- [What you are asked to do]:
Output each line exactly as it appears, skipping any embedded picture.

▬▬▬

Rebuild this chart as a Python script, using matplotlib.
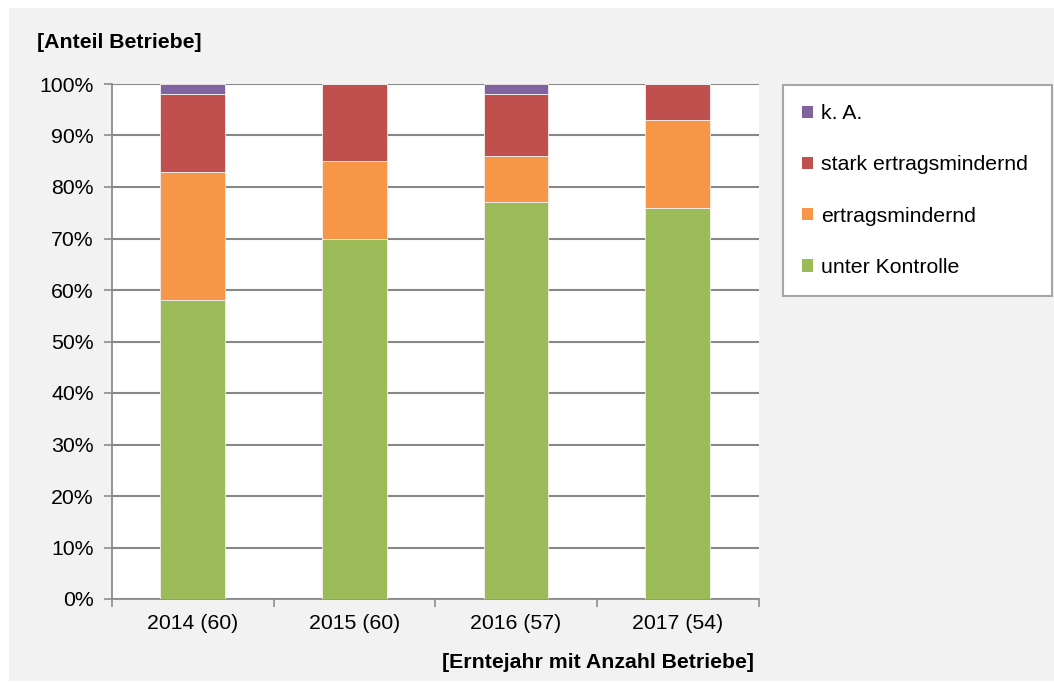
import matplotlib
matplotlib.use("Agg")
import matplotlib.pyplot as plt
from matplotlib.patches import Patch, Rectangle
import numpy as np

plt.rcParams['font.family'] = ['Liberation Sans', 'DejaVu Sans']

categories = ["2014 (60)", "2015 (60)", "2016 (57)", "2017 (54)"]
series_names = ["unter Kontrolle", "ertragsmindernd", "stark ertragsmindernd", "k. A."]
unter_kontrolle = [58, 70, 77, 76]
ertragsmindernd = [25, 15, 9, 17]
stark_ertragsmindernd = [15, 15, 12, 7]
k_a = [2, 0, 2, 0]
colors = ["#9BBB59", "#F79646", "#C0504D", "#8064A2"]
yticks = [0, 10, 20, 30, 40, 50, 60, 70, 80, 90, 100]

FS = 15.3
W, H = 1054, 682
fig = plt.figure(figsize=(W / 100, H / 100), dpi=100, facecolor="white")
# gray chart background
fig.patches.append(Rectangle((9 / W, 1 / H), (W - 9) / W, (H - 8 - 1) / H,
                             transform=fig.transFigure, facecolor="#F2F2F2",
                             edgecolor="none", zorder=-10))

ax = fig.add_axes([112 / W, (H - 599) / H, (758.5 - 112) / W, (599 - 84) / H])
ax.set_facecolor("white")

x = np.arange(len(categories))
data = [unter_kontrolle, ertragsmindernd, stark_ertragsmindernd, k_a]
bottom = np.zeros(len(categories))
for vals, col, name in zip(data, colors, series_names):
    vals = np.array(vals, dtype=float)
    ax.bar(x, vals, 0.4, bottom=bottom, color=col, edgecolor="#f4f0ee",
           linewidth=0.6, label=name, zorder=3)
    bottom += vals

ax.set_xlim(-0.5, len(categories) - 0.5)
ax.set_ylim(0, 100)
ax.set_yticks(yticks)
ax.set_yticklabels([f"{v}%" for v in yticks])
ax.yaxis.grid(True, color="#878787", linewidth=1.5, zorder=1)
ax.set_axisbelow(True)

ax.set_xticks(x)
ax.set_xticklabels(categories)
ax.set_xticks(np.arange(len(categories) + 1) - 0.5, minor=True)
ax.tick_params(axis="x", which="major", length=0, pad=11, labelsize=FS)
ax.tick_params(axis="x", which="minor", length=6, width=1.2, color="#8C8C8C")
ax.tick_params(axis="y", length=6, width=1.2, color="#8C8C8C", pad=7, labelsize=FS)

for s in ["top", "right"]:
    ax.spines[s].set_visible(False)
for s in ["left", "bottom"]:
    ax.spines[s].set_color("#8C8C8C")
    ax.spines[s].set_linewidth(1.3)

fig.text(37 / W, 1 - 43 / H, "[Anteil Betriebe]", fontsize=FS, fontweight="bold",
         va="center", ha="left")
fig.text(754 / W, 1 - 662 / H, "[Erntejahr mit Anzahl Betriebe]", fontsize=FS,
         fontweight="bold", va="center", ha="right")

handles = [Patch(facecolor=c, edgecolor="none") for c in colors][::-1]
labels = series_names[::-1]
leg = fig.legend(handles, labels, loc="upper left",
                 bbox_to_anchor=(783 / W, 1 - 85 / H, (1052 - 783) / W, 0),
                 mode="expand", fontsize=FS, frameon=True, fancybox=False,
                 edgecolor="#A6A6A6", facecolor="white", framealpha=1,
                 handlelength=0.5, handleheight=0.5, handletextpad=0.4,
                 labelspacing=1.52, borderpad=0.9, borderaxespad=0)
leg.get_frame().set_linewidth(1.5)

fig.savefig("out.png", dpi=100, facecolor=fig.get_facecolor())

▬▬▬

- [Output of the task]:
Rebuild this chart as a Python script, using matplotlib.
import matplotlib
matplotlib.use("Agg")
import matplotlib.pyplot as plt
from matplotlib.patches import Patch, Rectangle
import numpy as np

plt.rcParams['font.family'] = ['Liberation Sans', 'DejaVu Sans']

categories = ["2014 (60)", "2015 (60)", "2016 (57)", "2017 (54)"]
series_names = ["unter Kontrolle", "ertragsmindernd", "stark ertragsmindernd", "k. A."]
unter_kontrolle = [58, 70, 77, 76]
ertragsmindernd = [25, 15, 9, 17]
stark_ertragsmindernd = [15, 15, 12, 7]
k_a = [2, 0, 2, 0]
colors = ["#9BBB59", "#F79646", "#C0504D", "#8064A2"]
yticks = [0, 10, 20, 30, 40, 50, 60, 70, 80, 90, 100]

FS = 15.3
W, H = 1054, 682
fig = plt.figure(figsize=(W / 100, H / 100), dpi=100, facecolor="white")
# gray chart background
fig.patches.append(Rectangle((9 / W, 1 / H), (W - 9) / W, (H - 8 - 1) / H,
                             transform=fig.transFigure, facecolor="#F2F2F2",
                             edgecolor="none", zorder=-10))

ax = fig.add_axes([112 / W, (H - 599) / H, (758.5 - 112) / W, (599 - 84) / H])
ax.set_facecolor("white")

x = np.arange(len(categories))
data = [unter_kontrolle, ertragsmindernd, stark_ertragsmindernd, k_a]
bottom = np.zeros(len(categories))
for vals, col, name in zip(data, colors, series_names):
    vals = np.array(vals, dtype=float)
    ax.bar(x, vals, 0.4, bottom=bottom, color=col, edgecolor="#f4f0ee",
           linewidth=0.6, label=name, zorder=3)
    bottom += vals

ax.set_xlim(-0.5, len(categories) - 0.5)
ax.set_ylim(0, 100)
ax.set_yticks(yticks)
ax.set_yticklabels([f"{v}%" for v in yticks])
ax.yaxis.grid(True, color="#878787", linewidth=1.5, zorder=1)
ax.set_axisbelow(True)

ax.set_xticks(x)
ax.set_xticklabels(categories)
ax.set_xticks(np.arange(len(categories) + 1) - 0.5, minor=True)
ax.tick_params(axis="x", which="major", length=0, pad=11, labelsize=FS)
ax.tick_params(axis="x", which="minor", length=6, width=1.2, color="#8C8C8C")
ax.tick_params(axis="y", length=6, width=1.2, color="#8C8C8C", pad=7, labelsize=FS)

for s in ["top", "right"]:
    ax.spines[s].set_visible(False)
for s in ["left", "bottom"]:
    ax.spines[s].set_color("#8C8C8C")
    ax.spines[s].set_linewidth(1.3)

fig.text(37 / W, 1 - 43 / H, "[Anteil Betriebe]", fontsize=FS, fontweight="bold",
         va="center", ha="left")
fig.text(754 / W, 1 - 662 / H, "[Erntejahr mit Anzahl Betriebe]", fontsize=FS,
         fontweight="bold", va="center", ha="right")

handles = [Patch(facecolor=c, edgecolor="none") for c in colors][::-1]
labels = series_names[::-1]
leg = fig.legend(handles, labels, loc="upper left",
                 bbox_to_anchor=(783 / W, 1 - 85 / H, (1052 - 783) / W, 0),
                 mode="expand", fontsize=FS, frameon=True, fancybox=False,
                 edgecolor="#A6A6A6", facecolor="white", framealpha=1,
                 handlelength=0.5, handleheight=0.5, handletextpad=0.4,
                 labelspacing=1.52, borderpad=0.9, borderaxespad=0)
leg.get_frame().set_linewidth(1.5)

fig.savefig("out.png", dpi=100, facecolor=fig.get_facecolor())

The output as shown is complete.